World Bank projects global growth at 2.7% in 2017
Jan 11 2017 , Washington
"After years of disappointing global growth, we are encouraged to see stronger economic prospects on the horizon," World Bank President Jim Yong Kim said as the financial body in its latest report said that global economic growth is forecast to accelerate moderately to 2.7 per cent in 2017 after a post-crisis low of 2.3 per cent in 2016.
"Now is the time to take advantage of this momentum and increase investments in infrastructure and people. This is vital to accelerating the sustainable and inclusive economic growth required to end extreme poverty," Jim said.
In the latest edition of the Global Economic Prospects, the World Bank said growth in advanced economies is expected to edge up to 1.8 per cent in 2017.
Fiscal stimulus in major economies — particularly in the US — could generate faster domestic and global growth than projected, although rising trade protection could have adverse effects, it said.
Growth in emerging market and developing economies as a whole should pick up to 4.2 per cent this year from 3.4 per cent in the year just ended amid modestly rising commodity prices, the bank said.

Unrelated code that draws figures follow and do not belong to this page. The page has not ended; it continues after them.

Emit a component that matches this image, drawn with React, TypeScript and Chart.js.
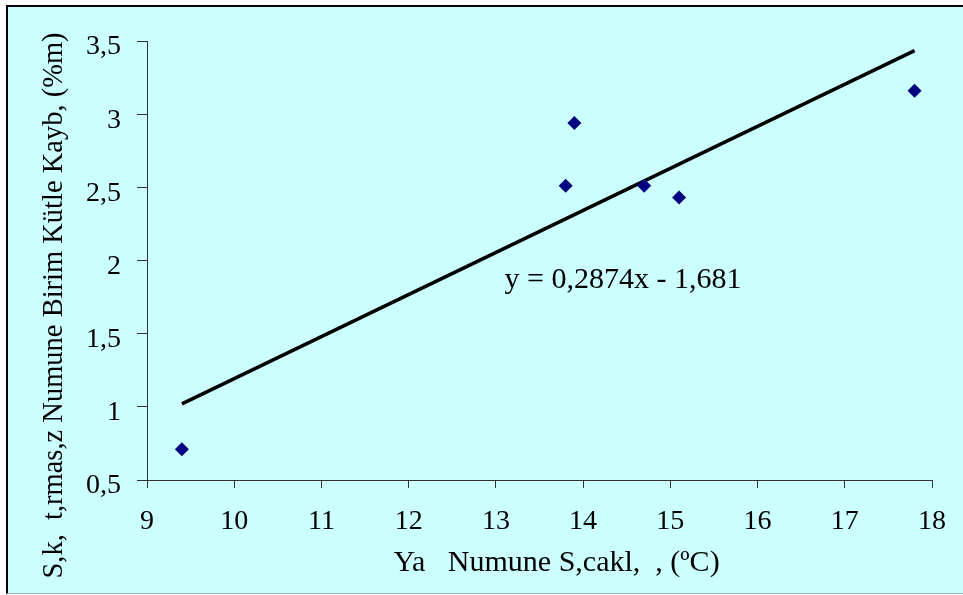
import { useEffect, useRef } from "react";
import { Chart, registerables } from "chart.js";

Chart.register(...registerables);

const tempC = [9.4, 13.8, 13.9, 14.7, 15.1, 17.8];
const massLoss = [0.71, 2.51, 2.94, 2.51, 2.43, 3.16];
const trendSlope = 0.2874;
const trendIntercept = -1.681;
const trendFrom = 9.4;
const trendTo = 17.8;
const equationLabel = "y = 0,2874x - 1,681";
const equationAt = { x: 13.1, y: 1.867 };
const xTitle = "Ya   Numune S,cakl,  , (ºC)";
const yTitle = "S,k,  t,rmas,z Numune Birim Kütle Kayb, (%m)";
const xMin = 9;
const xMax = 18;
const yMin = 0.5;
const yMax = 3.5;

const FONT = "'Liberation Serif', 'Times New Roman', serif";

export default function App() {
  const ref = useRef<HTMLCanvasElement | null>(null);

  useEffect(() => {
    if (!ref.current) return;
    const annot = {
      id: "annot",
      afterDraw(chart: any) {
        const { ctx, chartArea, scales } = chart;
        const x = scales.x;
        const y = scales.y;
        ctx.save();
        ctx.fillStyle = "#000";
        ctx.font = `30px ${FONT}`;
        ctx.textBaseline = "middle";
        ctx.textAlign = "left";
        ctx.fillText(equationLabel, x.getPixelForValue(equationAt.x), y.getPixelForValue(equationAt.y));
        ctx.font = `30px ${FONT}`;
        ctx.textAlign = "center";
        ctx.fillText(xTitle, (chartArea.left + chartArea.right) / 2 + 17, chartArea.bottom + 83);
        ctx.font = `28.5px ${FONT}`;
        ctx.translate(47, (chartArea.top + chartArea.bottom) / 2 + 45);
        ctx.rotate(-Math.PI / 2);
        ctx.fillText(yTitle, 0, 0);
        ctx.restore();
      },
    };

    const chart = new Chart(ref.current, {
      type: "scatter",
      data: {
        datasets: [
          {
            label: "trend",
            data: [
              { x: trendFrom, y: trendSlope * trendFrom + trendIntercept },
              { x: trendTo, y: trendSlope * trendTo + trendIntercept },
            ],
            showLine: true,
            borderColor: "#000",
            borderWidth: 3.5,
            pointRadius: 0,
            order: 2,
          },
          {
            label: "data",
            data: tempC.map((t, i) => ({ x: t, y: massLoss[i] })),
            pointStyle: "rectRot",
            pointRadius: 7,
            backgroundColor: "#000080",
            borderColor: "#000080",
            borderWidth: 0,
            order: 1,
          },
        ],
      },
      options: {
        animation: false,
        responsive: true,
        maintainAspectRatio: false,
        layout: { padding: { top: 34, right: 30, left: 0, bottom: 0 } },
        plugins: { legend: { display: false }, tooltip: { enabled: false } },
        scales: {
          x: {
            type: "linear",
            min: xMin,
            max: xMax,
            afterFit(scale: any) {
              scale.height = 113;
            },
            ticks: {
              stepSize: 1,
              color: "#000",
              font: { family: FONT, size: 28 },
              padding: 17,
              maxRotation: 0,
            },
            grid: { drawOnChartArea: false, drawTicks: true, tickLength: 8, color: "#333" },
            border: { display: true, color: "#333", width: 1 },
          },
          y: {
            type: "linear",
            min: yMin,
            max: yMax,
            afterFit(scale: any) {
              scale.width = 139;
            },
            ticks: {
              stepSize: 0.5,
              color: "#000",
              font: { family: FONT, size: 28 },
              padding: 16,
              labelOffset: 6,
              callback: (v: any) => String(v).replace(".", ","),
            },
            grid: { drawOnChartArea: false, drawTicks: true, tickLength: 10, color: "#333" },
            border: { display: true, color: "#333", width: 1 },
          },
        },
      },
      plugins: [annot],
    });
    return () => chart.destroy();
  }, []);

  return (
    <div style={{ position: "fixed", left: 0, top: 0, width: 963, height: 595, background: "#fff", overflow: "hidden" }}>
      <div
        style={{
          position: "absolute",
          left: 6,
          top: 5,
          width: 957,
          height: 586,
          background: "#CCFFFF",
          borderLeft: "2px solid #000",
          borderTop: "2px solid #000",
          borderBottom: "1px solid #9ab",
        }}
      >
        <div style={{ position: "relative", width: 955, height: 586 }}>
          <canvas ref={ref} />
        </div>
      </div>
    </div>
  );
}
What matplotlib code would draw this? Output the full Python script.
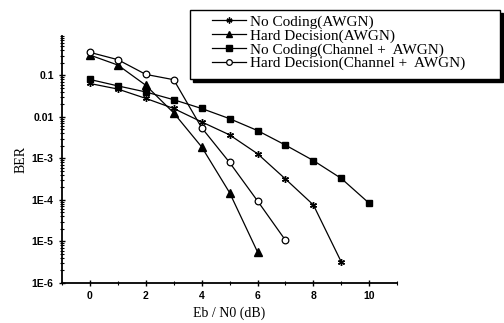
import numpy as np
import matplotlib
matplotlib.use('Agg')
import matplotlib.pyplot as plt
import matplotlib.patches as patches
from matplotlib.ticker import LogLocator, FixedLocator, NullFormatter

# Eb/N0 (dB) and BER
ebn0_nc_awgn = [0, 1, 2, 3, 4, 5, 6, 7, 8, 9]
ber_nc_awgn = [0.064, 0.047, 0.028, 0.016, 0.0076, 0.0037, 0.0013, 3.2e-4, 7.6e-5, 3.2e-6]

ebn0_hd_awgn = [0, 1, 2, 3, 4, 5, 6]
ber_hd_awgn = [0.31, 0.178, 0.058, 0.0125, 0.0019, 1.5e-4, 5.6e-6]

ebn0_nc_ch = [0, 1, 2, 3, 4, 5, 6, 7, 8, 9, 10]
ber_nc_ch = [0.08, 0.056, 0.04, 0.026, 0.016, 0.0091, 0.0047, 0.0021, 8.9e-4, 3.3e-4, 8.3e-5]

ebn0_hd_ch = [0, 1, 2, 3, 4, 5, 6, 7]
ber_hd_ch = [0.36, 0.24, 0.106, 0.079, 0.0055, 8e-4, 9.5e-5, 1.07e-5]

labels = ['No Coding(AWGN)', 'Hard Decision(AWGN)',
          'No Coding(Channel +  AWGN)', 'Hard Decision(Channel +  AWGN)']
ytick_vals = [1e-6, 1e-5, 1e-4, 1e-3, 0.01, 0.1]
ytick_labels = ['1E-6', '1E-5', '1E-4', '1E-3', '0.01', '0.1']

serif = 'Liberation Serif'

fig = plt.figure(figsize=(5.04, 3.23), dpi=100)
ax = fig.add_axes([0.123, 0.124, 0.665, 0.765])

kw = dict(color='black', lw=0.9)
ax.plot(ebn0_nc_awgn, ber_nc_awgn, marker=(6, 2, 0), ms=5, mew=1.0, label=labels[0], **kw)
ax.plot(ebn0_hd_awgn, ber_hd_awgn, marker='^', ms=5.5, label=labels[1], **kw)
ax.plot(ebn0_nc_ch, ber_nc_ch, marker='s', ms=4.5, label=labels[2], **kw)
ax.plot(ebn0_hd_ch, ber_hd_ch, marker='o', ms=4.8, mfc='white', mew=0.9, label=labels[3], **kw)

ax.set_yscale('log')
ax.set_xlim(-1, 11)
ax.set_ylim(1e-6, 0.9)
ax.spines['top'].set_visible(False)
ax.spines['right'].set_visible(False)
ax.spines['left'].set_linewidth(1.3)
ax.spines['bottom'].set_linewidth(1.3)

ax.xaxis.set_major_locator(FixedLocator([0, 2, 4, 6, 8, 10]))
ax.xaxis.set_minor_locator(FixedLocator([-1, 1, 3, 5, 7, 9, 11]))
ax.yaxis.set_major_locator(FixedLocator(ytick_vals))
ax.set_yticklabels(ytick_labels)
ax.yaxis.set_minor_locator(LogLocator(base=10, subs=np.arange(2, 10)))
ax.yaxis.set_minor_formatter(NullFormatter())
ax.tick_params(which='major', direction='inout', length=5, width=1.0,
               labelsize=7.5)
ax.tick_params(which='minor', direction='inout', length=3, width=0.8)
for t in ax.get_xticklabels() + ax.get_yticklabels():
    t.set_fontweight('bold')
    t.set_family('Liberation Sans')

ax.set_xlabel('Eb / N0 (dB)', family=serif, fontsize=10)
ax.set_ylabel('BER', family=serif, fontsize=10, labelpad=3)

# legend box with a solid drop shadow, drawn in figure coords
W, H = 504.0, 323.0
bx, by, bw, bh = 190 / W, 1 - 79 / H, 310 / W, 69 / H
fig.patches.append(patches.Rectangle((bx + 3 / W, by - 3 / H), bw, bh,
                                     transform=fig.transFigure, fc='black',
                                     ec='black', zorder=1))
fig.patches.append(patches.Rectangle((bx, by), bw, bh, transform=fig.transFigure,
                                     fc='white', ec='black', lw=1.0, zorder=2))

leg = fig.legend(loc='upper left', bbox_to_anchor=(212 / W, 1 - 15 / H),
                 frameon=False, prop={'family': serif, 'size': 11},
                 handlelength=2.2, handletextpad=0.3, labelspacing=0.0,
                 borderpad=0, borderaxespad=0, markerscale=0.85)
leg.set_zorder(3)

fig.savefig('out.png', dpi=100)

However, the outlook is clouded by uncertainty about policy direction in major economies, the report said, adding that a protracted period of uncertainty could prolong the slow growth in investment that is holding back low, middle, and high income countries.
Analysing the worrisome recent weakening of investment growth in emerging market and developing economies, it said that investment growth fell to 3.4 per cent in 2015 from 10 per cent on average in 2010, and likely declined another half percentage point last year.
"We can help governments offer the private sector more opportunities to invest with confidence that the new capital it produces can plug into the infrastructure of global connectivity," said World Bank Chief Economist Paul Romer.
"Without new streets, the private sector has no incentive to invest in the physical capital of new buildings. Without new work space connected to new living space, the billions of people who want to join the modern economy will lose the chance to invest in the human capital that comes from learning on the job," he said.